India Moves to Protect Yogas From Foreign Patents

Falgun Shuddha Panchami

New Delhi: India has licensed 200,000 local treatments, almost all ayurvedic, as “public property,” free for anyone to use–thus becoming the first developing country to prevent multinational companies from patenting traditional remedies and selling them as a “brand.”

Concerned about increasing levels of “bio-prospecting,” investigators found that least 5,000 patents have been issued to date. “More than 2,000 of these belong to the Indian systems of medicine,” says Dr Vinod Kumar Gupta. “Traditional medicine could herald a new age of cheap drugs, therefore the interest.”

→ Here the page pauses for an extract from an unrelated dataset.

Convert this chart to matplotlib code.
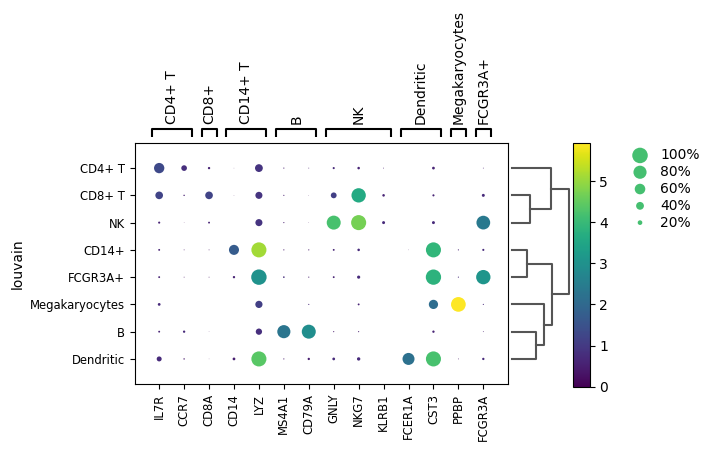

Gupta is head of the Traditional Knowledge Digital Library, which lists 200,000 traditional Indian treatments in encyclopedic detail. That databasewill now be used by the European Patent Office to check against “bio-prospectors.” Officials say that to lift patents from medicines created from turmeric and neem, an Indian tree, it spent more than $5m. In the case of the neem patent, the legal battle took almost 10 years.

Yoga, too, is considered a traditional medicine and one that is already a billion-dollar industry in the US. Even asanas (yogic poses) are being patented by foreigners. “We want no one to appropriate the yoga brand for themselves. There are 1,500 asanas given in our ancient texts. We are transcribing these so they too cannot be appropriated by anyone.